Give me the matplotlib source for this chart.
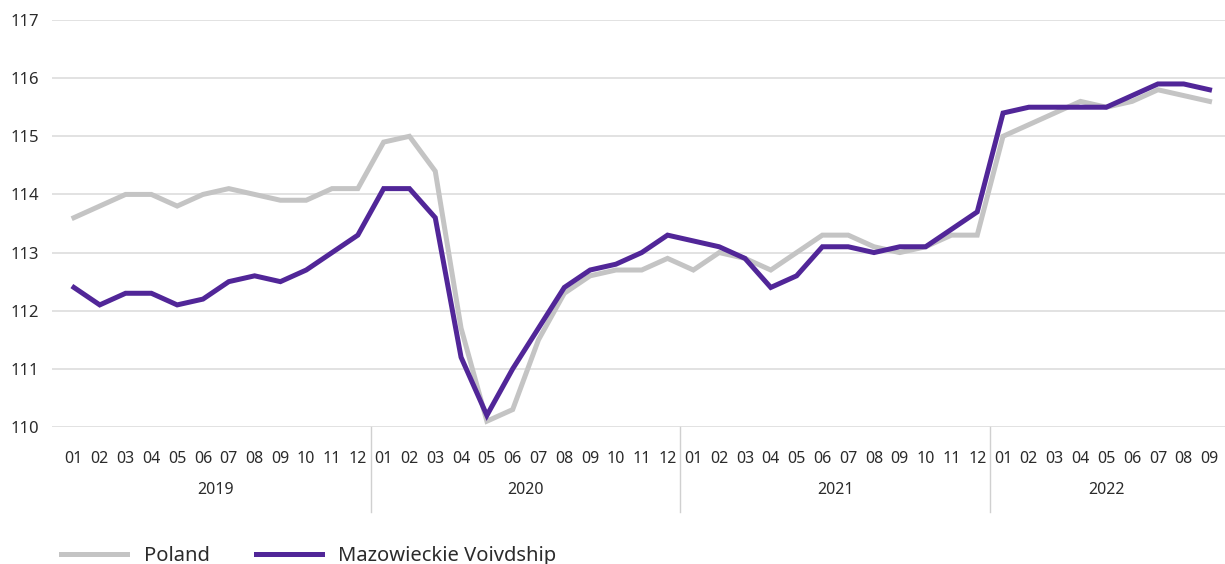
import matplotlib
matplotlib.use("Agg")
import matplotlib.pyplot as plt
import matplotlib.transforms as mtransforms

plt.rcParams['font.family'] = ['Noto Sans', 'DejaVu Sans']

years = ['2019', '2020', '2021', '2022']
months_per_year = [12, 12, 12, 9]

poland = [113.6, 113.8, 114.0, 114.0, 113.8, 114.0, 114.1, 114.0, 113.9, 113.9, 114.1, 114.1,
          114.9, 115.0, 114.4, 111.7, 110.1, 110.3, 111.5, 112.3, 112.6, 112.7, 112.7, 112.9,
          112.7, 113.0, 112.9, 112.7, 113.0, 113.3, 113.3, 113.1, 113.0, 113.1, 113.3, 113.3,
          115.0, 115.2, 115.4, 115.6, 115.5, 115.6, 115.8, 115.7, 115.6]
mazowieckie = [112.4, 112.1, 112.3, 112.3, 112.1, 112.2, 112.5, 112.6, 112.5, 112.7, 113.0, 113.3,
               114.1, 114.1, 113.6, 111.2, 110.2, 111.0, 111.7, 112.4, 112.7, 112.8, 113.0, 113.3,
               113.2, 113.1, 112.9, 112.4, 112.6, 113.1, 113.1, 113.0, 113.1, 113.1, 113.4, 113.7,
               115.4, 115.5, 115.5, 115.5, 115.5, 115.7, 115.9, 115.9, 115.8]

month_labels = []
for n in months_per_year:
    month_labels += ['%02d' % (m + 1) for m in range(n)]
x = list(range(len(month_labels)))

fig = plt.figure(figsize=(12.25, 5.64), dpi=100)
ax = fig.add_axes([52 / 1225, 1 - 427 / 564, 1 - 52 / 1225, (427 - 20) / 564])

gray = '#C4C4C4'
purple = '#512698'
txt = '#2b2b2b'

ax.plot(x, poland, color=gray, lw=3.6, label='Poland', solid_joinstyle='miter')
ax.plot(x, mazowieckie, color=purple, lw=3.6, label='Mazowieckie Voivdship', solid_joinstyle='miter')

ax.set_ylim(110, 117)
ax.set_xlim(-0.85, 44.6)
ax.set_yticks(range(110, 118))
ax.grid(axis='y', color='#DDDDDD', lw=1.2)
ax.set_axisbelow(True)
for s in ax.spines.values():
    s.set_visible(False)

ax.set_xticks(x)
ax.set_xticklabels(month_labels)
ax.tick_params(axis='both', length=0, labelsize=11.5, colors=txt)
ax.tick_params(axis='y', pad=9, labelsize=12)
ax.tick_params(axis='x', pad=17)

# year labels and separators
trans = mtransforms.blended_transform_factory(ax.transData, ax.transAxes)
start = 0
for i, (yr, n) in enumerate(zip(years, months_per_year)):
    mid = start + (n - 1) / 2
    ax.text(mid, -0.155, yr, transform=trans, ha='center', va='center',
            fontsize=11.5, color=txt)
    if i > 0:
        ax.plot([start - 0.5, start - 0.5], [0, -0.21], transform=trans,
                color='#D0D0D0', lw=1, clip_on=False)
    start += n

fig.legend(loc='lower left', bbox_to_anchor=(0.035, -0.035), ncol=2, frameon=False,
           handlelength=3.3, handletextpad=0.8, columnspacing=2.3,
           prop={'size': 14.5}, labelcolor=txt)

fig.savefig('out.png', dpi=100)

PROBLEM TO SOLVE »
Give again, word for word, every line from the top of the data above to the line holding "months_per_year = [12, 12, 12, 9]", inclusive, with the pictures left out.

EXERCISE ANSWER »
Give me the matplotlib source for this chart.
import matplotlib
matplotlib.use("Agg")
import matplotlib.pyplot as plt
import matplotlib.transforms as mtransforms

plt.rcParams['font.family'] = ['Noto Sans', 'DejaVu Sans']

years = ['2019', '2020', '2021', '2022']
months_per_year = [12, 12, 12, 9]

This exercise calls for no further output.